# GIVEN DATA
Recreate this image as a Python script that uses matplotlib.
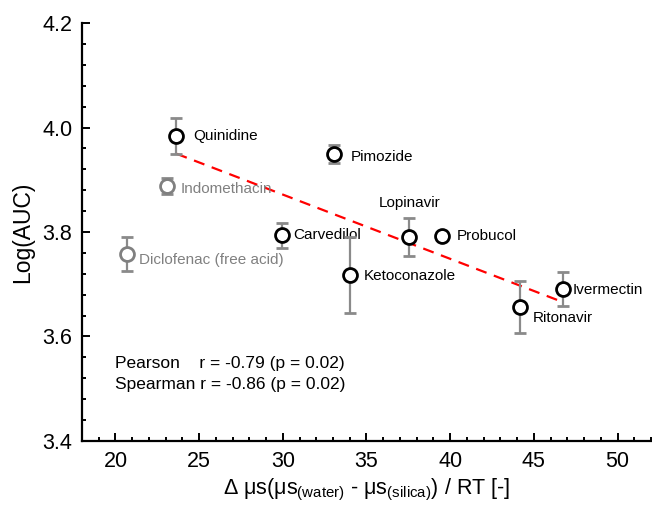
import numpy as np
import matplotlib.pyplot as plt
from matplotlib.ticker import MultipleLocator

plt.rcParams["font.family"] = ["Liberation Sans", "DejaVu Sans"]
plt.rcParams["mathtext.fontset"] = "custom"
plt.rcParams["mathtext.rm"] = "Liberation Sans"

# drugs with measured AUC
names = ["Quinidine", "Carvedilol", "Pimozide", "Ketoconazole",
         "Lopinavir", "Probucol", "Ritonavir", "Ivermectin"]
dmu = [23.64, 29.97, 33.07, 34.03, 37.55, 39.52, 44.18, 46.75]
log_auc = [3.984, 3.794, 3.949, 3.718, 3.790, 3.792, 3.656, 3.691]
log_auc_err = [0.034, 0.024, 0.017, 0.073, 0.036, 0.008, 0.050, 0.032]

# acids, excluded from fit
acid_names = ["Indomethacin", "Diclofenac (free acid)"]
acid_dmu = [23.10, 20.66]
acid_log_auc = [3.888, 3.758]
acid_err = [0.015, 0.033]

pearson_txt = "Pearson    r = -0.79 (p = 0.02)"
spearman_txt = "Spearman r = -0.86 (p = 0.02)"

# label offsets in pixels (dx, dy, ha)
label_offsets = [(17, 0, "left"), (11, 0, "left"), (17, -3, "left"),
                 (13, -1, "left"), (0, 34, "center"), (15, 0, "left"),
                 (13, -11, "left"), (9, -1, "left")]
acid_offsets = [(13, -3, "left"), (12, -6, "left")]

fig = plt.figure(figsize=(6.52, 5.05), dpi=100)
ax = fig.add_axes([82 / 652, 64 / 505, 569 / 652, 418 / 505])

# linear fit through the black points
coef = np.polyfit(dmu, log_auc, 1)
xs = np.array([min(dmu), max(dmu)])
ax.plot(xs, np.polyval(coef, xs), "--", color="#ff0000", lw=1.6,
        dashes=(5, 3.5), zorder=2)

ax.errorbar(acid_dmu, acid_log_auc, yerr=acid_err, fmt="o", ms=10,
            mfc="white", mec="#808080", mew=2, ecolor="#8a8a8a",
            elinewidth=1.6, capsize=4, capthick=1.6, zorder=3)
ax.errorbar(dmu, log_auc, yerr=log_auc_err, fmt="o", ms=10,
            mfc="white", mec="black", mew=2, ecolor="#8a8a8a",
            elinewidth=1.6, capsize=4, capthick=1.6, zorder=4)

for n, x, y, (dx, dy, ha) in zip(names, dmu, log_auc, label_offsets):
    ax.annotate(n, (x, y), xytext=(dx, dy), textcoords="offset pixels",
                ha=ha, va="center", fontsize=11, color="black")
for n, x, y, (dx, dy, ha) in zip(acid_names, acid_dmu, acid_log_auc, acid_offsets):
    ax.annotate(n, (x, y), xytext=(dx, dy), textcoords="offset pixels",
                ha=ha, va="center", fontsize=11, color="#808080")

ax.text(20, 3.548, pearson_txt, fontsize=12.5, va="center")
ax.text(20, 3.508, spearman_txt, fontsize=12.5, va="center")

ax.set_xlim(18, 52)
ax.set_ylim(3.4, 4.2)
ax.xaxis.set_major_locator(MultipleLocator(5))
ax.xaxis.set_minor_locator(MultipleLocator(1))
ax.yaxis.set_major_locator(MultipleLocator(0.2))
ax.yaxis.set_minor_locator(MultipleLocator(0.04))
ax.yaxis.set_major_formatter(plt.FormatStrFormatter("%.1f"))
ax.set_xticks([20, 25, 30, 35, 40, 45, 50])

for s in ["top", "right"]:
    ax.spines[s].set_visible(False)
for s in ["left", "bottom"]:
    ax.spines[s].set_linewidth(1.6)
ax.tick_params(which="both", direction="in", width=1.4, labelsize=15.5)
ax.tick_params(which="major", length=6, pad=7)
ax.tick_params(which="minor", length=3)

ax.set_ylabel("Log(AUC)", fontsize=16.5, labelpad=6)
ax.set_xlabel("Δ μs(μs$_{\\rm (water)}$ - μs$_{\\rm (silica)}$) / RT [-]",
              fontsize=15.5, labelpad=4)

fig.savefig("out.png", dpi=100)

# WHAT YOU NEED TO DO
With the pictures left out, restate word for word every line of the data above, from the first down to the line that contains "0.008, 0.050, 0.032]".

# EXERCISE SOLUTION
Recreate this image as a Python script that uses matplotlib.
import numpy as np
import matplotlib.pyplot as plt
from matplotlib.ticker import MultipleLocator

plt.rcParams["font.family"] = ["Liberation Sans", "DejaVu Sans"]
plt.rcParams["mathtext.fontset"] = "custom"
plt.rcParams["mathtext.rm"] = "Liberation Sans"

# drugs with measured AUC
names = ["Quinidine", "Carvedilol", "Pimozide", "Ketoconazole",
         "Lopinavir", "Probucol", "Ritonavir", "Ivermectin"]
dmu = [23.64, 29.97, 33.07, 34.03, 37.55, 39.52, 44.18, 46.75]
log_auc = [3.984, 3.794, 3.949, 3.718, 3.790, 3.792, 3.656, 3.691]
log_auc_err = [0.034, 0.024, 0.017, 0.073, 0.036, 0.008, 0.050, 0.032]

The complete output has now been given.